"""

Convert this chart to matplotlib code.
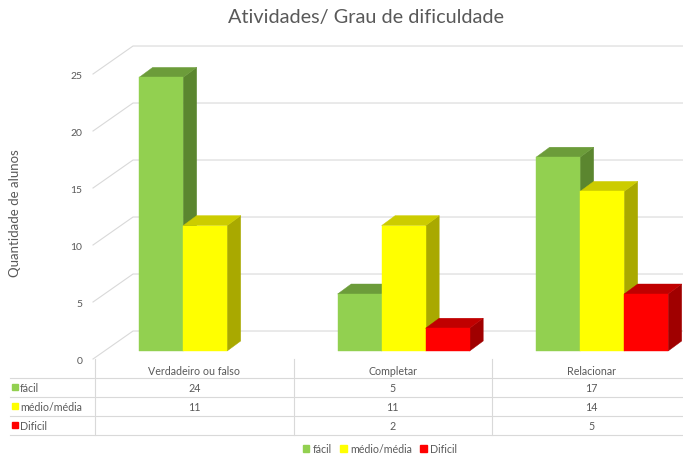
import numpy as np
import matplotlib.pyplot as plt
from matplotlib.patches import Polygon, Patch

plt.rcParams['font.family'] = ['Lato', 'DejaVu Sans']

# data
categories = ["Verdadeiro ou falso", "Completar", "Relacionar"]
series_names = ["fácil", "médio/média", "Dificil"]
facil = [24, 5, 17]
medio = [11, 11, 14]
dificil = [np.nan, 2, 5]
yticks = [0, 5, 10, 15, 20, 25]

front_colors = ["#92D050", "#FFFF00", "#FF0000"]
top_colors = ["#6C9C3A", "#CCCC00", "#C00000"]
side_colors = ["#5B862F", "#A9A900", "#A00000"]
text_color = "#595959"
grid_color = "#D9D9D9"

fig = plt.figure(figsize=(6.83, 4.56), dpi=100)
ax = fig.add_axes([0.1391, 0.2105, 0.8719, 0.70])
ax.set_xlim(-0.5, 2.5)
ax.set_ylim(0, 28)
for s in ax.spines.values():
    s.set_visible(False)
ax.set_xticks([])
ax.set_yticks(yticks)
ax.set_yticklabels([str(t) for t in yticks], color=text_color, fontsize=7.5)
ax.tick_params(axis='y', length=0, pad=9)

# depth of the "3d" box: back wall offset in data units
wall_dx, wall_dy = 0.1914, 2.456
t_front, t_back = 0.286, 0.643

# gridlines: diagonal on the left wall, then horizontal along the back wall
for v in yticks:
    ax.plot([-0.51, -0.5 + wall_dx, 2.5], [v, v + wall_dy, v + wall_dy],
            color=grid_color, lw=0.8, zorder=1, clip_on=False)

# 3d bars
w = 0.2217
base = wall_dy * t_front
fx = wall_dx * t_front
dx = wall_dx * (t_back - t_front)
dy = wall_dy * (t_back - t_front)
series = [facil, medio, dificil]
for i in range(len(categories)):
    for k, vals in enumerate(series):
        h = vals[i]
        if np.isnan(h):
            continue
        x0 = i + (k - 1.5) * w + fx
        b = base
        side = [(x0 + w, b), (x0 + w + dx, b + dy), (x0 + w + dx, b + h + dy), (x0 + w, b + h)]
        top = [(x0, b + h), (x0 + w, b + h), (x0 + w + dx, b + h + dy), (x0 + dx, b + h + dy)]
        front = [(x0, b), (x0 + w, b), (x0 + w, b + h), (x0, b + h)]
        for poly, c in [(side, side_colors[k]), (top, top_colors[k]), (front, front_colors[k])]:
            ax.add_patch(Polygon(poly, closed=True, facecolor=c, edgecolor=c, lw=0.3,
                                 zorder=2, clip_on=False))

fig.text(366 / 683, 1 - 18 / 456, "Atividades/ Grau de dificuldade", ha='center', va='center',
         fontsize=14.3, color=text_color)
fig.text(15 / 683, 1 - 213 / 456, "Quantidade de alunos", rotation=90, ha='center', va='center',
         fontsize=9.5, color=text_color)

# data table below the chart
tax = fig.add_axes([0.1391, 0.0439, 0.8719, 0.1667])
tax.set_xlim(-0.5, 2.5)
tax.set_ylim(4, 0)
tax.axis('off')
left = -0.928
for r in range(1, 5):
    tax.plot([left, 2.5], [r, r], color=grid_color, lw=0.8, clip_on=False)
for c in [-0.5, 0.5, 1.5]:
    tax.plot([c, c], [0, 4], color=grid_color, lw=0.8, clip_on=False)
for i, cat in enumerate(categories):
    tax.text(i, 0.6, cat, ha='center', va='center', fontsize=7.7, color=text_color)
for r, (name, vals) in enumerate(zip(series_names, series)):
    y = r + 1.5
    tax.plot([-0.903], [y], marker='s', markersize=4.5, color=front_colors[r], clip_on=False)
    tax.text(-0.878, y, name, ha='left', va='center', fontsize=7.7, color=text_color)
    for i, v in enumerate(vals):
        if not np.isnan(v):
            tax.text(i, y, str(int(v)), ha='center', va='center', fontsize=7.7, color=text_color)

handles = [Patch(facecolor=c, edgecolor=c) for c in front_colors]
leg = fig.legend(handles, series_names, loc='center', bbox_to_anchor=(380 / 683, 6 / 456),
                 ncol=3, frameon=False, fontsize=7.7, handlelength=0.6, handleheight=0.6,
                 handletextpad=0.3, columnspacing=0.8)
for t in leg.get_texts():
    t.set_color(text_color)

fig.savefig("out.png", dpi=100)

"""
"""

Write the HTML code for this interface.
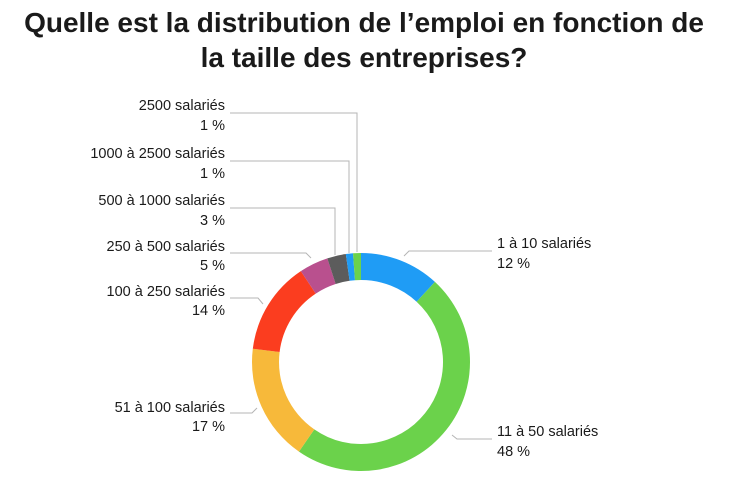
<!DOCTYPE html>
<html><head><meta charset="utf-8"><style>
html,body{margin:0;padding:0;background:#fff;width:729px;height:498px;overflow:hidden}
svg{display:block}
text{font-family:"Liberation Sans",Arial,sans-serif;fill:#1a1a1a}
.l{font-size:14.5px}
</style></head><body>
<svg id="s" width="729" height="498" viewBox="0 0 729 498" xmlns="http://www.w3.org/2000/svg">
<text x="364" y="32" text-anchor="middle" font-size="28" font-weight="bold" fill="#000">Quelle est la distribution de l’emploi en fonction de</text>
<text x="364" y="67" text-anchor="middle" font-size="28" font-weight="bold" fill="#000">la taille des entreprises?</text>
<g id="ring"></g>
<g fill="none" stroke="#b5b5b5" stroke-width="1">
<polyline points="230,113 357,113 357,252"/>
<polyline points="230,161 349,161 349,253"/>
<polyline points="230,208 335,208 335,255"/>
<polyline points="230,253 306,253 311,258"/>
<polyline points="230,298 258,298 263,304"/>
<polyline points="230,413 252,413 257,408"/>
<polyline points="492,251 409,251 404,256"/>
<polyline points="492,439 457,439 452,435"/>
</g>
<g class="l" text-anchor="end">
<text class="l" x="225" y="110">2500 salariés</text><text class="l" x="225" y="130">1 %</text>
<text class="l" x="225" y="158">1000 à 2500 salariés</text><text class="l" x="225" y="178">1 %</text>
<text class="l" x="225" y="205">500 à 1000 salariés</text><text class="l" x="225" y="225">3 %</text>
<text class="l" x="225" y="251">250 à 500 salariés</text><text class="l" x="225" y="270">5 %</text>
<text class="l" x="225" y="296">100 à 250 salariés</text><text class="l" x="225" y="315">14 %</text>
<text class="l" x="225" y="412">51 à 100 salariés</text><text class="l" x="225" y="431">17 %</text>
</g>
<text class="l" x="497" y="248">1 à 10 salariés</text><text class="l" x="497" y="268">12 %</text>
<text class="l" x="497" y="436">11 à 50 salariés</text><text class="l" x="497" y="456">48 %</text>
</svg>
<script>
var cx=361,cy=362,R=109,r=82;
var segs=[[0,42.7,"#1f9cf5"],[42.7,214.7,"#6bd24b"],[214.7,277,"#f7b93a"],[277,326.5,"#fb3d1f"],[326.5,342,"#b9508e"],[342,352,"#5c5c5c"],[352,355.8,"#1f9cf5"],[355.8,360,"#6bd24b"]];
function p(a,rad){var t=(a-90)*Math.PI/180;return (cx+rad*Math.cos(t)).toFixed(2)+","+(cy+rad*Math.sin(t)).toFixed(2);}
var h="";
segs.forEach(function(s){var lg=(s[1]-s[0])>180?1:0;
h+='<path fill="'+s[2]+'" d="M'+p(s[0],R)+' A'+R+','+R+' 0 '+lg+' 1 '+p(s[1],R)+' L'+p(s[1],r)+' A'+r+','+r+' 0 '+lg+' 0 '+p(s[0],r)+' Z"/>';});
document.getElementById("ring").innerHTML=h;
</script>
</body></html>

"""
"""

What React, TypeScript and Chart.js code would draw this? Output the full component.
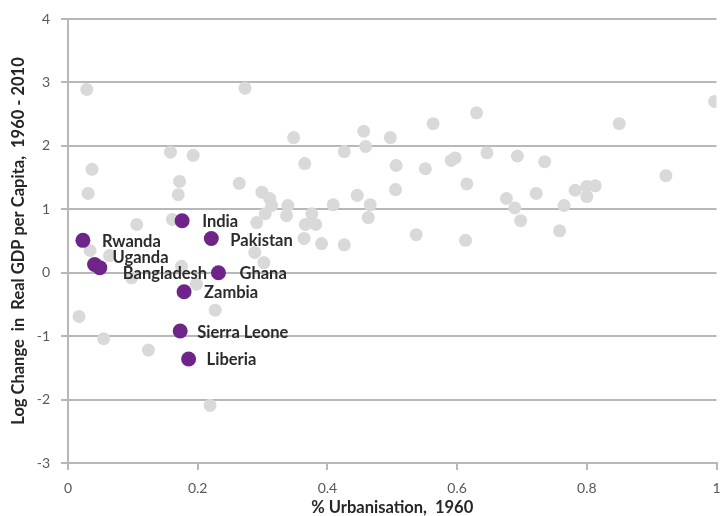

"""

**Stated problem**
Nothing but the lines from the one with "Convert this chart to matplotlib code." through the one with "plt.rcParams['font.family'] = ['Lato', 'DejaVu" should be copied, word for word. Pictures are left out.

**Result**
Convert this chart to matplotlib code.
import numpy as np
import matplotlib.pyplot as plt
from matplotlib.patches import Polygon, Patch

plt.rcParams['font.family'] = ['Lato', 'DejaVu Sans']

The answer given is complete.